Kernel method for detecting higher order interactions in multi-view data: An application to imaging, genetics, and epigenetics

Technological advances are enabling us to collect multiple types of data at an increasing depth and resolution while decreasing the labor needed to compile and analyze it. A central goal of multimodal data integration is to understand the interaction effects of different features. Understanding the complex interaction among multimodal datasets, however, is challenging. In this study, we tested the interaction effect of multimodal datasets using a novel method called the kernel method for detecting higher order interactions among biologically relevant mulitview data. Using a semiparametric method on a reproducing kernel Hilbert space (RKHS), we used a standard mixed-effects linear model and derived a score-based variance component statistic that tests for higher order interactions between multi-view data.

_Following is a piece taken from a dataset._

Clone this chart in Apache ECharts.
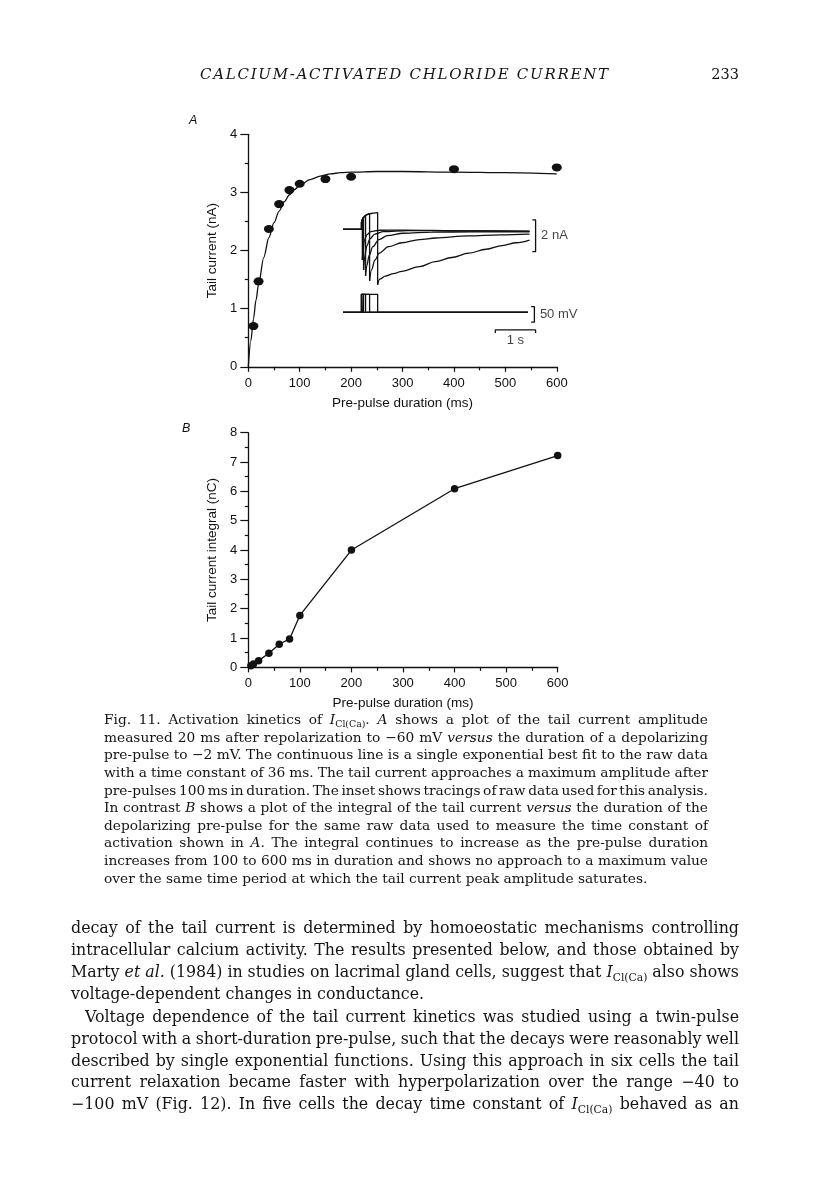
<!DOCTYPE html>
<html>
<head>
<meta charset="utf-8">
<script src="https://cdn.jsdelivr.net/npm/echarts@6/dist/echarts.min.js"></script>
<style>
html,body{margin:0;padding:0;background:#fff;}
#chart{position:absolute;left:0;top:0;width:816px;height:1203px;}
.ln{position:absolute;white-space:nowrap;font-family:'DejaVu Serif','Liberation Serif',serif;color:#141414;}
.ln span.in{display:inline-block;white-space:nowrap;}
.ln i{font-style:italic;}
.ln sub{font-size:0.68em;vertical-align:-0.35em;font-style:normal;line-height:0;}
</style>
</head>
<body>
<div id="chart"></div>
<div id="page"></div>
<script>
// ---------------- DATA ----------------
// Panel A: tail current amplitude vs pre-pulse duration
const durA = [10, 20, 40, 60, 80, 100, 150, 200, 400, 600];
const tailA = [0.70, 1.47, 2.37, 2.80, 3.04, 3.15, 3.23, 3.27, 3.40, 3.43];
// Panel A: exponential fit curve
const fitX = [0, 5, 10, 15, 20, 30, 40, 50, 60, 70, 80, 90, 100, 120, 140, 160, 180, 200, 250, 300, 400, 500, 600];
const fitY = [0, 0.45, 0.82, 1.15, 1.42, 1.88, 2.22, 2.48, 2.68, 2.84, 2.96, 3.05, 3.12, 3.22, 3.28, 3.32, 3.34, 3.35, 3.36, 3.36, 3.35, 3.34, 3.32];
// Panel B: tail current integral vs pre-pulse duration
const durB = [5, 10, 20, 40, 60, 80, 100, 200, 400, 600];
const integralB = [0.06, 0.12, 0.23, 0.48, 0.79, 0.97, 1.77, 4.00, 6.09, 7.22];

// Inset: raw traces (time in s, current in nA, voltage in mV)
const traceStart = 0, vTraceEnd = 4.59;
const pulseStart = 0.46;
const pulseEnds = [0.48, 0.51, 0.56, 0.66, 0.86];
const holdingMV = -60, pulseMV = -2;
const envT = [0.46, 0.48, 0.51, 0.56, 0.61, 0.66, 0.76, 0.86];
const envI = [0.45, 0.60, 0.75, 0.88, 0.94, 0.98, 1.02, 1.05];
const tail1T = [0.48, 0.50, 0.53, 0.59, 0.69, 0.90, 1.5, 3.0, 4.63];
const tail1I = [-1.94, -1.20, -0.70, -0.35, -0.15, -0.06, -0.05, -0.10, -0.12];
const tail2T = [0.51, 0.54, 0.59, 0.67, 0.79, 1.00, 1.6, 3.0, 4.63];
const tail2I = [-2.57, -1.70, -1.05, -0.60, -0.30, -0.15, -0.08, -0.10, -0.13];
const tail3T = [0.56, 0.59, 0.65, 0.74, 0.89, 1.10, 1.5, 2.2, 3.2, 4.63];
const tail3I = [-2.95, -2.30, -1.65, -1.10, -0.65, -0.40, -0.25, -0.18, -0.16, -0.16];
const tail4T = [0.66, 0.71, 0.79, 0.90, 1.13, 1.46, 1.9, 2.3, 3.1, 3.9, 4.63];
const tail4I = [-3.25, -2.55, -1.95, -1.50, -1.10, -0.85, -0.65, -0.55, -0.42, -0.35, -0.30];
const tail5T = [0.86, 0.91, 1.05, 1.25, 1.46, 1.9, 2.29, 2.7, 3.12, 3.55, 3.95, 4.3, 4.63];
const tail5I = [-3.50, -3.15, -2.95, -2.80, -2.65, -2.35, -2.04, -1.78, -1.51, -1.26, -1.03, -0.85, -0.68];
const tailsT = [tail1T, tail2T, tail3T, tail4T, tail5T];
const tailsI = [tail1I, tail2I, tail3I, tail4I, tail5I];
// Scale bars
const barNA = [[4.70, 0.59], [4.78, 0.59], [4.78, -1.41], [4.70, -1.41]];
const barMV = [[4.67, -42], [4.75, -42], [4.75, -92], [4.67, -92]];
const barS = [[3.78, -127], [3.78, -117], [4.78, -117], [4.78, -127]];

// Text
const I_CLCA = '<i>I</i><sub>Cl(Ca)</sub>';
const headerText = 'CALCIUM-ACTIVATED CHLORIDE CURRENT';
const pageNumber = '233';
const captionLines = [
  'Fig. 11. Activation kinetics of ' + I_CLCA + '. <i>A</i> shows a plot of the tail current amplitude',
  'measured 20 ms after repolarization to \u221260 mV <i>versus</i> the duration of a depolarizing',
  'pre-pulse to \u22122 mV. The continuous line is a single exponential best fit to the raw data',
  'with a time constant of 36 ms. The tail current approaches a maximum amplitude after',
  'pre-pulses 100 ms in duration. The inset shows tracings of raw data used for this analysis.',
  'In contrast <i>B</i> shows a plot of the integral of the tail current <i>versus</i> the duration of the',
  'depolarizing pre-pulse for the same raw data used to measure the time constant of',
  'activation shown in <i>A</i>. The integral continues to increase as the pre-pulse duration',
  'increases from 100 to 600 ms in duration and shows no approach to a maximum value',
  'over the same time period at which the tail current peak amplitude saturates.'
];
const bodyLines = [
  'decay of the tail current is determined by homoeostatic mechanisms controlling',
  'intracellular calcium activity. The results presented below, and those obtained by',
  'Marty <i>et al.</i> (1984) in studies on lacrimal gland cells, suggest that ' + I_CLCA + ' also shows',
  'voltage-dependent changes in conductance.',
  'Voltage dependence of the tail current kinetics was studied using a twin-pulse',
  'protocol with a short-duration pre-pulse, such that the decays were reasonably well',
  'described by single exponential functions. Using this approach in six cells the tail',
  'current relaxation became faster with hyperpolarization over the range \u221240 to',
  '\u2212100 mV (Fig. 12). In five cells the decay time constant of ' + I_CLCA + ' behaved as an'
];

// ---------------- CHART ----------------
const INK = '#111';
const SANS = "'Liberation Sans', Arial, sans-serif";
const zip = (a, b) => a.map((v, i) => [v, b[i]]);

function mainX(gi, name) {
  return {
    gridIndex: gi, type: 'value', min: 0, max: 600, interval: 100,
    axisLine: { show: true, onZero: false, lineStyle: { color: INK, width: 1.3 } },
    axisTick: { show: true, length: 5, lineStyle: { color: INK, width: 1.2 } },
    minorTick: { show: true, splitNumber: 2, length: 3.5, lineStyle: { color: INK, width: 1.2 } },
    splitLine: { show: false }, minorSplitLine: { show: false },
    axisLabel: { margin: 10, color: INK, fontSize: 13, fontFamily: SANS },
    name: name, nameLocation: 'middle', nameGap: 29,
    nameTextStyle: { color: INK, fontSize: 13.5, fontFamily: SANS }
  };
}
function mainY(gi, max, name) {
  return {
    gridIndex: gi, type: 'value', min: 0, max: max, interval: 1,
    axisLine: { show: true, onZero: false, lineStyle: { color: INK, width: 1.3 } },
    axisTick: { show: true, length: 8, lineStyle: { color: INK, width: 1.2 } },
    minorTick: { show: true, splitNumber: 2, length: 3.5, lineStyle: { color: INK, width: 1.2 } },
    splitLine: { show: false }, minorSplitLine: { show: false },
    axisLabel: { margin: 11, color: INK, fontSize: 13, fontFamily: SANS },
    name: name, nameLocation: 'middle', nameGap: 29,
    nameTextStyle: { color: INK, fontSize: 13.5, fontFamily: SANS }
  };
}
function hiddenAxis(gi, min, max) {
  return { gridIndex: gi, type: 'value', min: min, max: max, show: false, splitLine: { show: false } };
}

const series = [];
// Panel A
series.push({ type: 'line', xAxisIndex: 0, yAxisIndex: 0, data: zip(fitX, fitY), smooth: 0.3,
  smoothMonotone: 'x', showSymbol: false, symbol: 'none', lineStyle: { color: INK, width: 1.3 }, z: 3 });
series.push({ type: 'scatter', xAxisIndex: 0, yAxisIndex: 0, data: zip(durA, tailA), symbol: 'circle',
  symbolSize: [10, 8], itemStyle: { color: INK, opacity: 1 }, z: 4 });
// Panel B
series.push({ type: 'line', xAxisIndex: 1, yAxisIndex: 1, data: zip(durB, integralB), symbol: 'circle',
  symbolSize: 7.5, showSymbol: true, itemStyle: { color: INK, opacity: 1 }, lineStyle: { color: INK, width: 1.3 } });

// Inset current traces
const thin = { color: INK, width: 1.3 };
pulseEnds.forEach((te, k) => {
  const path = [[traceStart, 0], [pulseStart, 0]];
  envT.forEach((t, j) => { if (t <= te + 1e-9) path.push([t, envI[j]]); });
  path.push([te, tailsI[k][0]]);
  series.push({ type: 'line', xAxisIndex: 2, yAxisIndex: 2, data: path, symbol: 'none', lineStyle: thin });
  series.push({ type: 'line', xAxisIndex: 2, yAxisIndex: 2, data: zip(tailsT[k], tailsI[k]), symbol: 'none',
    smooth: 0.35, smoothMonotone: 'x', lineStyle: thin });
  series.push({ type: 'line', xAxisIndex: 3, yAxisIndex: 3, symbol: 'none', lineStyle: thin,
    data: [[traceStart, holdingMV], [pulseStart, holdingMV], [pulseStart, pulseMV], [te, pulseMV], [te, holdingMV], [vTraceEnd, holdingMV]] });
});
// Scale bars
series.push({ type: 'line', xAxisIndex: 2, yAxisIndex: 2, data: barNA, symbol: 'none', lineStyle: thin });
series.push({ type: 'line', xAxisIndex: 3, yAxisIndex: 3, data: barMV, symbol: 'none', lineStyle: thin });
series.push({ type: 'line', xAxisIndex: 3, yAxisIndex: 3, data: barS, symbol: 'none', lineStyle: thin });
// Scale bar labels
const lblStyle = { color: INK, fontSize: 13, fontFamily: SANS };
series.push({ type: 'scatter', xAxisIndex: 2, yAxisIndex: 2, symbolSize: 1, itemStyle: { color: 'rgba(0,0,0,0)' },
  data: [{ value: [barNA[1][0], (barNA[1][1] + barNA[2][1]) / 2], label: { show: true, position: 'right', distance: 5, formatter: '2 nA', ...lblStyle } }] });
series.push({ type: 'scatter', xAxisIndex: 3, yAxisIndex: 3, symbolSize: 1, itemStyle: { color: 'rgba(0,0,0,0)' },
  data: [
    { value: [barMV[1][0], (barMV[1][1] + barMV[2][1]) / 2], label: { show: true, position: 'right', distance: 5, formatter: '50 mV', ...lblStyle } },
    { value: [(barS[1][0] + barS[2][0]) / 2, barS[1][1]], label: { show: true, position: 'bottom', distance: 3, formatter: '1 s', ...lblStyle } }
  ] });

const option = {
  backgroundColor: '#fff',
  animation: false,
  grid: [
    { left: 248.3, top: 134.3, width: 308.5, height: 232.5, containLabel: false, outerBoundsMode: 'none' },
    { left: 248.3, top: 432.7, width: 309.4, height: 234.7, containLabel: false, outerBoundsMode: 'none' },
    { left: 343, top: 205.5, width: 193.4, height: 87.2, containLabel: false, outerBoundsMode: 'none' },
    { left: 343, top: 290.6, width: 193.4, height: 43.4, containLabel: false, outerBoundsMode: 'none' }
  ],
  xAxis: [mainX(0, 'Pre-pulse duration (ms)'), mainX(1, 'Pre-pulse duration (ms)'), hiddenAxis(2, 0, 4.8), hiddenAxis(3, 0, 4.8)],
  yAxis: [mainY(0, 4, 'Tail current (nA)'), mainY(1, 8, 'Tail current integral (nC)'), hiddenAxis(2, -4, 1.5), hiddenAxis(3, -130, 10)],
  graphic: [
    { type: 'text', left: 189, top: 114, style: { text: 'A', font: "italic 12.5px 'Liberation Sans', Arial", fill: INK } },
    { type: 'text', left: 182, top: 422, style: { text: 'B', font: "italic 12.5px 'Liberation Sans', Arial", fill: INK } }
  ],
  series: series
};
const chart = echarts.init(document.getElementById('chart'), null, { renderer: 'canvas' });
chart.setOption(option);

// ---------------- TEXT LAYOUT ----------------
const page = document.getElementById('page');
function makeLine(html, left, centerY, lh, width) {
  const d = document.createElement('div');
  d.className = 'ln';
  d.style.left = left + 'px';
  d.style.top = (centerY - lh / 2) + 'px';
  d.style.lineHeight = lh + 'px';
  d.style.height = lh + 'px';
  const s = document.createElement('span');
  s.className = 'in';
  s.innerHTML = html;
  d.appendChild(s);
  page.appendChild(d);
  return { d, s, width };
}
function layoutBlock(lines, left, width, y0, spacing, opts) {
  const items = lines.map((html, i) => {
    const ind = (opts.indent && opts.indent[i]) || 0;
    const cy = y0 + i * spacing + ((opts.gapAfter && i > opts.gapAfter.idx) ? opts.gapAfter.px : 0);
    const it = makeLine(html, left + ind, cy, spacing, width - ind);
    it.justify = !(opts.ragged || []).includes(i);
    return it;
  });
  const base = 20;
  items.forEach(it => { it.d.style.fontSize = base + 'px'; });
  const ratios = items.filter(it => it.justify).map(it => it.s.getBoundingClientRect().width / it.width);
  const mean = ratios.reduce((a, b) => a + b, 0) / ratios.length;
  const fs = base * opts.fill / mean;
  items.forEach(it => {
    it.d.style.fontSize = fs + 'px';
    if (it.justify) {
      const w = it.s.getBoundingClientRect().width;
      const n = (it.s.textContent.match(/ /g) || []).length;
      if (n > 0) it.s.style.wordSpacing = ((it.width - w) / n) + 'px';
    }
  });
}
function layoutAll() {
  page.innerHTML = '';
  // header
  const h = makeLine('<i>' + headerText + '</i>', 200, 73.5, 20, 408);
  h.d.style.fontSize = '15px';
  const hw = h.s.getBoundingClientRect().width;
  const ls = (408 - hw) / (headerText.length - 1);
  h.s.style.letterSpacing = ls + 'px';
  const p = makeLine(pageNumber, 0, 73.5, 20, 40);
  p.d.style.fontSize = '14.5px';
  const pw = p.s.getBoundingClientRect().width;
  p.d.style.left = (739 - pw) + 'px';
  // caption
  layoutBlock(captionLines, 104, 604, 720, 17.6, { ragged: [9], fill: 0.985 });
  // body
  layoutBlock(bodyLines, 71, 668, 928.3, 21.7, { ragged: [3], indent: { 4: 14 }, gapAfter: { idx: 3, px: 2 }, fill: 0.975 });
}
layoutAll();
if (document.fonts && document.fonts.ready) document.fonts.ready.then(layoutAll);
</script>
</body>
</html>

The proposed method offers an intangible framework for the identification of higher order interaction effects (e.g., three way interaction) between genetics, brain imaging, and epigenetic data. Extensive numerical simulation studies were first conducted to evaluate the performance of this method. Finally, this method was evaluated using data from the Mind Clinical Imaging Consortium (MCIC) including single nucleotide polymorphism (SNP) data, functional magnetic resonance imaging (fMRI) scans, and deoxyribonucleic acid (DNA) methylation data, respectfully, in schizophrenia patients and healthy controls. We treated each gene-derived SNPs, region of interest (ROI) and gene-derivedDNA methylation as a single testing unit, which are combined into triplets for evaluation. In addition, cardiovascular disease risk factors such as age, gender, and body mass index were assessed as covariates on hippocampal volume and compared between triplets. Our method identified 13-triplets (p-values ≤ 0.001) that included 6 gene-derived SNPs, 10 ROIs, and 6 gene-derived DNA methylations that correlated with changes in hippocampal volume, suggesting that these triplets may be important in explaining schizophrenia-related neurodegeneration. With strong evidence (p-values ≤ 0.000001), the triplet (MAGI2, CRBLCrus1.L, FBXO28) has the potential to distinguish schizophrenia patients from the healthy control variations. This novel method may shed light on other disease processes in the same manner, which may benefit from this type of multimodal analysis.